Dans la quête de sa première coupe du monde, l’équipe de France 98 avait dû venir à bout, en huitièmes de finale d’une coriace équipe paraguayenne dont le gardien de l’époque José Luis Chilavert avait cristallisé toutes les attentions.
L’angoisse de l’élimination
Ce soir, la configuration était étrangement ressemblante avec comme homme à planter : Vincent Enyeama, sorte de réincarnation du gardien paraguayen : même goût pour le but adverse (Enyeama a marqué plusieurs pénaltys dans sa carrière), même pouvoir charismatique sur son équipe et même carrure imposante. Alors forcement pour ceux qui se souviennent, le scénario ne pouvait être guère différent. Précipitation, impatience, nervosité et crispation sont les ingrédients de ce genre de confrontations où le doute ne fait que grandir au fur et à mesure que le gardien multiplie les prouesses.
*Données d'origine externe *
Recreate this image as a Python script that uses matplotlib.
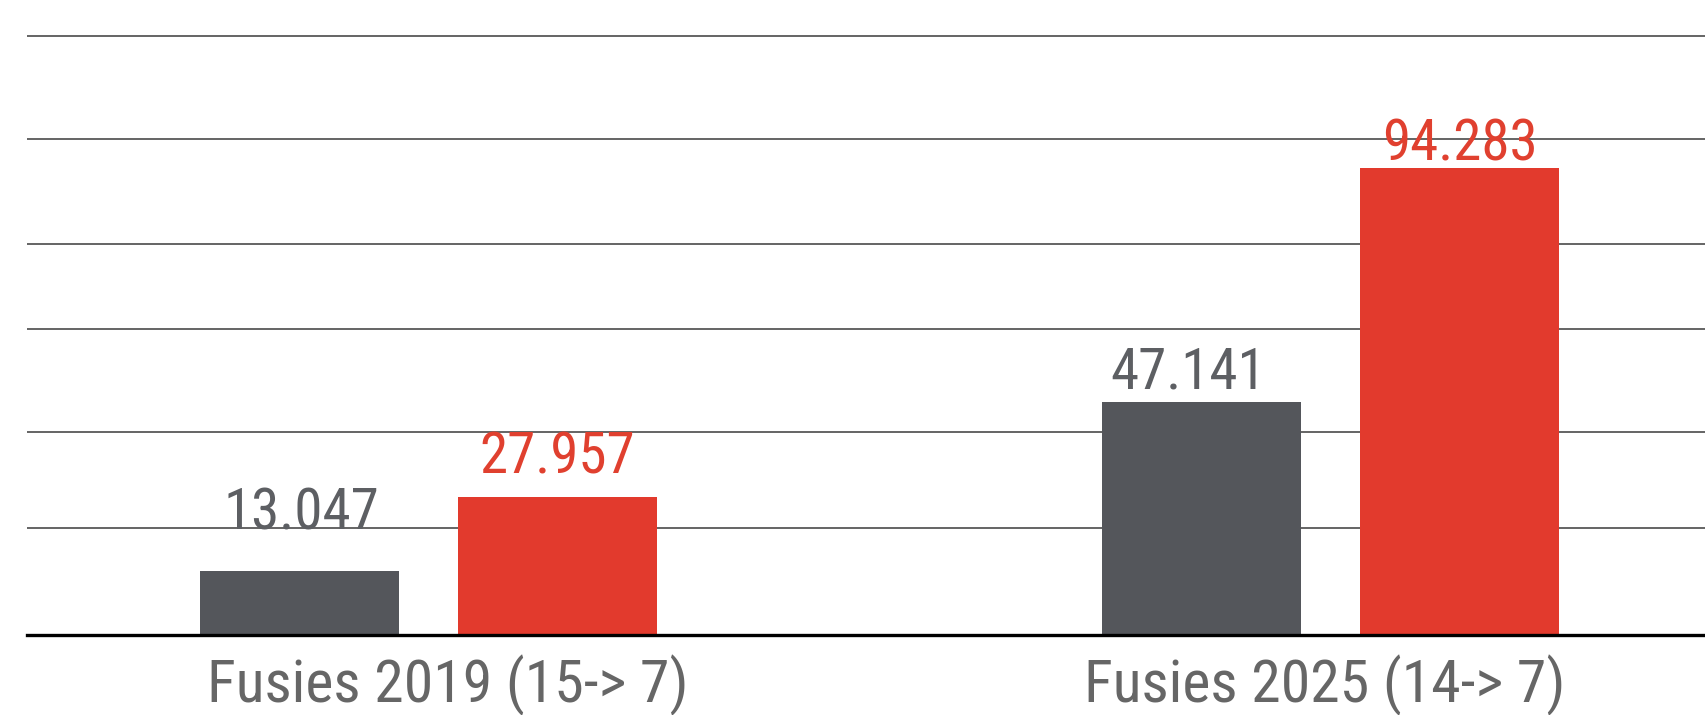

Les huitièmes de finale : un stade ingrat
Les huitièmes de finale sont les premiers pas d’un chemin bordé, de part et d’autre, par les abymes d’un retour au pays. Comme si en pleine fête, la musique pouvait s’arrêter d’un coup sans prévenir. Pour les supposées grandes nations, c’est un rang qui ne sert à rien. Ni ridicule, ni glorieux, ce tour ne vous fait pas rêver quand vous avez connu l’excitation d’une demie ou d’une finale. Au moins l’Italie, l’Angleterre ou le Portugal auront des démissions, des dérives disciplinaires, des retraites internationales, des critiques disproportionnées… Mais ces nations, comme le Brésil, les Pays-Bas, la France, l’Allemagne (et demain l’Argentine) avaient tout à perdre au final. A peine leurs supporters se prêtaient-ils à rêver que leurs espoirs auraient pu prendre fin en 90 voire 120 minutes. Rien d’étonnant donc que l’on assiste à une série de matchs incroyablement crispants avec des équipes favorites qui déjouent et des outsiders qui s’emballent.
Des Bleus solidaires et patients
C’est aussi cela qui rend les coupes du monde si belles car chaque tour offre une psychologie différente, où les qualités pour l’emporter requièrent tour à tour puissance athlétique, forme physique, expérience et enfin technique hors norme pour venir à bout d’adversaires aux profils si variés. Cette équipe de France n’a peut-être pas dans ses rangs un génie, comme Zidane, pour lui permettre d’aller au bout de cette magnifique coupe du monde mais contrairement à son ainé de 98, elle a su montrer davantage de sang-froid et de fraicheur physique pour tromper par deux fois ce “diable” d’Enyeama en 90 minutes et se qualifier pour les quarts de finale. Il n’y pas grand chose à dire individuellement sur ce match car on a le sentiment que c’est en équipe, que les Bleus se sont arc-boutés pour tenir, lorsque plus aucune passe n’arrivait à destination. C’est ensemble qu’ils ont repris l’ascendant dans ce match pour trouver la brèche grâce à une libération plus que jouissive de Paul Pogba.
Il était une fois en 82
Au prochain tour, nous allons vivre, contre l’Allemagne, la 3e manche d’un combat débuté en 82, poursuivi en 86 et qui n’a jamais pu se jouer lorsque la France marchait sur le toit du monde entre 98 et 2001. Cette confrontation de vendredi offre, par ailleurs, le rendez-vous tant redouté depuis le 6 décembre 2013, date du tirage au sort de cette coupe du monde.
A l’issue de ce match, il n y aura peut-être plus rien si ce n’est la satisfaction d’avoir retrouvé une équipe tricolore digne et ambitieuse. Mais qui sait si la France parvient à se libérer comme contre la Suisse, si Deschamps parvient à rappeler à ses joueurs qu’ils n’ont rien à envier à l’ossature bavaroise de la Mannschaft, si la défense allemande affiche autant de largesses que contre l’Algérie alors peut-être que ces Bleus pourront intégrer le cercle des quatre meilleures nations mondiales et nous offrir une dernière semaine palpitante.